Restoring Property Rights to Farmland Heirs’ Property Owners Through Federal Intervention

Restoring Property Rights to Farmland Heirs’ Property Owners Through Federal Intervention

Heather Francis

Since 1910, Black farmland owners have lost approximately 14 million acres of land in the U.S.[1] This considerable loss results from heirs’ property legal challenges, such as partition actions, foreclosure sales, and adverse possession issues.[2] Heirs’ property occurs when someone dies without a will, and their land passes to their children, spouse, parents, or other family members.[3] Heirs’ property owners hold the land as tenants-in-common, sharing an undivided, fractional interest in the land.[4] Tenancy-in-common is the “most widespread form of common ownership in the United States” because about half of Americans do not make wills.[5]

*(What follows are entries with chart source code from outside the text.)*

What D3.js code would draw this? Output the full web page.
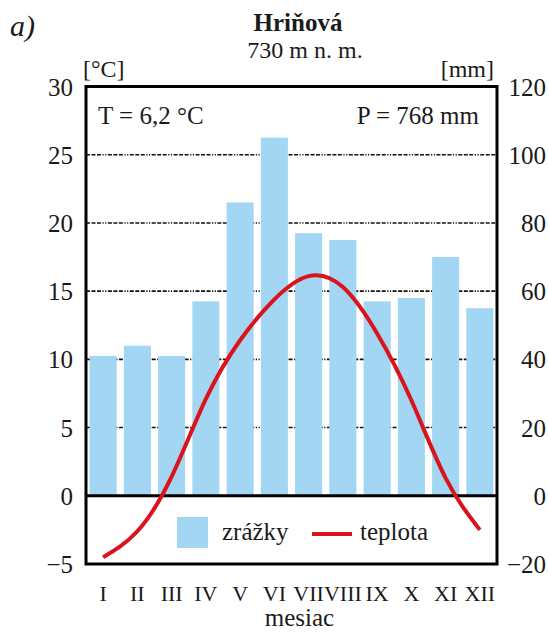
<!DOCTYPE html>
<html>
<head>
<meta charset="utf-8">
<script src="https://cdn.jsdelivr.net/npm/d3@7"></script>
</head>
<body style="margin:0; background:#fff">
<div id="chart"></div>
<script>
    // data

    const months = ["I", "II", "III", "IV", "V", "VI", "VII", "VIII", "IX", "X", "XI", "XII"]
    const precipitation = [41, 44, 41, 57, 86, 105, 77, 75, 57, 58, 70, 55]   // mm
    const temperature = [-4.5, -2.6, 1.4, 7.1, 11.4, 14.4, 16.1, 15.3, 11.9, 7.0, 1.3, -2.5] // °C
    const tempTicks = [-5, 0, 5, 10, 15, 20, 25, 30]
    const precTicks = [-20, 0, 20, 40, 60, 80, 100, 120]
    const gridTicks = [5, 10, 15, 20, 25]

    const width = 548
    const height = 633
    const plotLeft = 86, plotRight = 497, plotTop = 86.5, plotBottom = 564

    const blue = "#a2d6f3"
    const red = "#d9141c"
    const ink = "#1a1a1a"
    const serif = "Liberation Serif"

    // scales

    const xScale = d3.scaleBand()
        .domain(months)
        .range([plotLeft, plotRight])
        .paddingInner(0.21)
        .paddingOuter(0.105)

    const yTemp = d3.scaleLinear()
        .domain([-5, 30])
        .range([plotBottom, plotTop])

    const yPrec = d3.scaleLinear()
        .domain([-20, 120])
        .range([plotBottom, plotTop])

    const svg = d3.select("#chart")
        .append("svg")
        .attr("width", width)
        .attr("height", height)
        .attr("font-family", serif)

    // small helper for plain labels
    function label(x, y, txt, size, anchor) {
        return svg.append("text")
            .attr("x", x)
            .attr("y", y)
            .attr("text-anchor", anchor || "start")
            .attr("font-size", size)
            .attr("font-family", serif)
            .attr("fill", ink)
            .text(txt)
    }

    // grid lines (dash-dot-dot), under the bars

    svg.selectAll("line.grid")
        .data(gridTicks)
        .join("line")
        .attr("class", "grid")
        .attr("x1", plotLeft)
        .attr("x2", plotRight)
        .attr("y1", d => yTemp(d))
        .attr("y2", d => yTemp(d))
        .attr("stroke", "#111")
        .attr("stroke-width", 1.6)
        .attr("stroke-dasharray", "4,1.5,4,1.5,4,1.5,1.2,1.5,1.2,1.5")

    // bars

    svg.selectAll("rect.bar")
        .data(precipitation)
        .join("rect")
        .attr("class", "bar")
        .attr("x", (d, i) => xScale(months[i]))
        .attr("width", xScale.bandwidth())
        .attr("y", d => yPrec(d))
        .attr("height", d => yPrec(0) - yPrec(d))
        .attr("fill", blue)

    // zero line

    svg.append("line")
        .attr("x1", plotLeft)
        .attr("x2", plotRight)
        .attr("y1", yTemp(0))
        .attr("y2", yTemp(0))
        .attr("stroke", "#000")
        .attr("stroke-width", 3)

    // temperature curve

    const line = d3.line()
        .x((d, i) => xScale(months[i]) + xScale.bandwidth() / 2)
        .y(d => yTemp(d))
        .curve(d3.curveNatural)

    svg.append("path")
        .datum(temperature)
        .attr("d", line)
        .attr("fill", "none")
        .attr("stroke", red)
        .attr("stroke-width", 4)

    // frame

    svg.append("rect")
        .attr("x", plotLeft)
        .attr("y", plotTop)
        .attr("width", plotRight - plotLeft)
        .attr("height", plotBottom - plotTop)
        .attr("fill", "none")
        .attr("stroke", "#000")
        .attr("stroke-width", 3)

    // axes

    const leftAxis = svg.append("g")
        .attr("transform", `translate(${plotLeft},0)`)
        .call(d3.axisLeft(yTemp).tickValues(tempTicks).tickSize(0).tickPadding(13))
    const rightAxis = svg.append("g")
        .attr("transform", `translate(${plotRight},0)`)
        .call(d3.axisRight(yPrec).tickValues(precTicks).tickSize(0))

    svg.selectAll(".domain").remove()
    leftAxis.attr("font-family", serif)
    rightAxis.attr("font-family", serif)
    leftAxis.selectAll("text")
        .attr("font-size", 25)
        .attr("dy", "0.34em")
        .attr("fill", ink)
    rightAxis.selectAll("text")
        .attr("font-size", 25)
        .attr("dy", "0.34em")
        .attr("x", 49)
        .attr("text-anchor", "end")
        .attr("fill", ink)

    // month labels

    svg.selectAll("text.month")
        .data(months)
        .join("text")
        .attr("class", "month")
        .attr("x", d => xScale(d) + xScale.bandwidth() / 2)
        .attr("y", 601)
        .attr("text-anchor", "middle")
        .attr("font-size", 22)
        .attr("font-family", serif)
        .attr("fill", ink)
        .text(d => d)

    label((plotLeft + plotRight) / 2 + 8, 626, "mesiac", 25, "middle")

    // titles and units

    label(10, 36, "a)", 30).attr("font-style", "italic")
    label(298, 31, "Hriňová", 25, "middle").attr("font-weight", "bold")
    label(305, 58, "730 m n. m.", 24, "middle")
    label(83, 77, "[°C]", 24)
    label(494, 77, "[mm]", 24, "end")
    label(98, 124, "T = 6,2 °C", 25)
    label(479, 124, "P = 768 mm", 25, "end")

    // legend

    svg.append("rect")
        .attr("x", 177)
        .attr("y", 517)
        .attr("width", 31)
        .attr("height", 31)
        .attr("fill", blue)

    label(222, 540, "zrážky", 25)

    svg.append("line")
        .attr("x1", 312)
        .attr("x2", 352)
        .attr("y1", 534)
        .attr("y2", 534)
        .attr("stroke", red)
        .attr("stroke-width", 4)

    label(360, 540, "teplota", 25)
</script>
</body>
</html>
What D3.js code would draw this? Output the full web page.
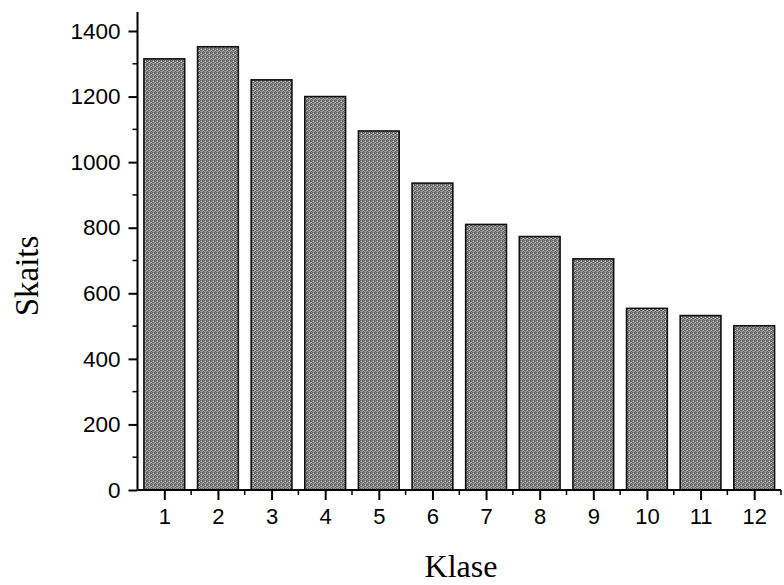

Heirs’ property challenges substantially burden Black landowners who have difficulty paying for an attorney to solve their property issues. Consequently, forced partition sales continue to disproportionately impact Black landowners.[6] Heirs’ property owners cannot secure “traditional mortgage financing or business loans” because they do not have a clear title to their land.[7] Without a title or deed, heirs’ property farmland owners have difficulty securing loans or aid from the United States Department of Agriculture (USDA).[8] In many cases, state USDA offices do not approve these owners for loans or disaster relief funding because landowners fail to prove ownership since tenants-in-common landowners cannot produce a deed.[9]

The Uniform Partition Heirs Property Act (UPHPA) contains model provisions aimed at reforming state partition laws. These model provisions would help heirs’ property owners retain possession of their land.[10] Individual states can enact this model bill in their jurisdiction.[11] Additionally, two provisions of the 2018 Farm Bill authorize the USDA to support heirs’ property owners. First, the Farm Bill allows heirs’ property owners to receive a farm number and loans from the USDA.[12] Second, the Farm Bill establishes a re-lending program to help heirs’ property owners resolve title issues.[13] But the USDA has yet to implement these provisions, so heirs’ property owners are not receiving either form of aid.[14] These reforms are not enough to normalize heirs’ property ownership or address legal challenges for heirs’ property owners.

This Note argues the federal government needs to pass more federal programs, enforce existing heirs’ property programs, and analyzes whether the federal government can pass the UPHPA on a federal level. Part I examines heirs’ property and legal challenges these owners face dealing with partition law. Part II details significant problems heirs’ property owners face by highlighting how farmland heirs’ property owners do not have access to federal programs through the USDA. This part also examines the UPHPA’s impact in states by analyzing whether the UPHPA has had a positive, neutral, or negative impact on heirs’ property owners. Part III argues for a federal intervention through expanding Farm Bill provisions for more protection for heirs’ property owners. Finally, this Note concludes by describing alternative solutions to the UPHPA and emphasizing the need for a federal intervention for farmland heirs’ property owners.

[1] Faith Rivers, Inequity in Equity: The Tragedy of Tenancy in Common for Heirs’ Property Owners Facing Partition in Equity, 17 Temp. Pol’y. & Civ. Rts. L. Rev. 1, 31 (2007).

[2] Id. at 33.

[3] Restoring Hope for Heirs Property Owners: The Uniform Partition Heirs Property Act, Am. Bar Ass’n (Oct. 1, 2016),

[4] Id.

[5] Id.

[6] Id.

[7] U.S. Dep’t Agric., Heirs’ Property and Land Fractionation: Fostering Stable Ownership to Prevent Land Loss and Abandonment viii (Cassandra J. Gaither et al., eds., 2019),

[8] Id. at 41.

[9] Id. at 79.

[10] Id.

[11] Thomas W. Mitchell, Historic Partition Law Reform: A Game Changer for Heirs’ Property Owners 65, 72 (2019),

[12] 7 U.S.C. § 2266(b) (2020).

[13] 7 U.S.C. § 1936(c) (2020).

[14] N.C. State Univ. Extension Serv., Heirs’ Property: Standing on a Lot of Love (May 21st, 2020), (including a panel of property law experts discussing how the USDA has not implemented these existing statutes).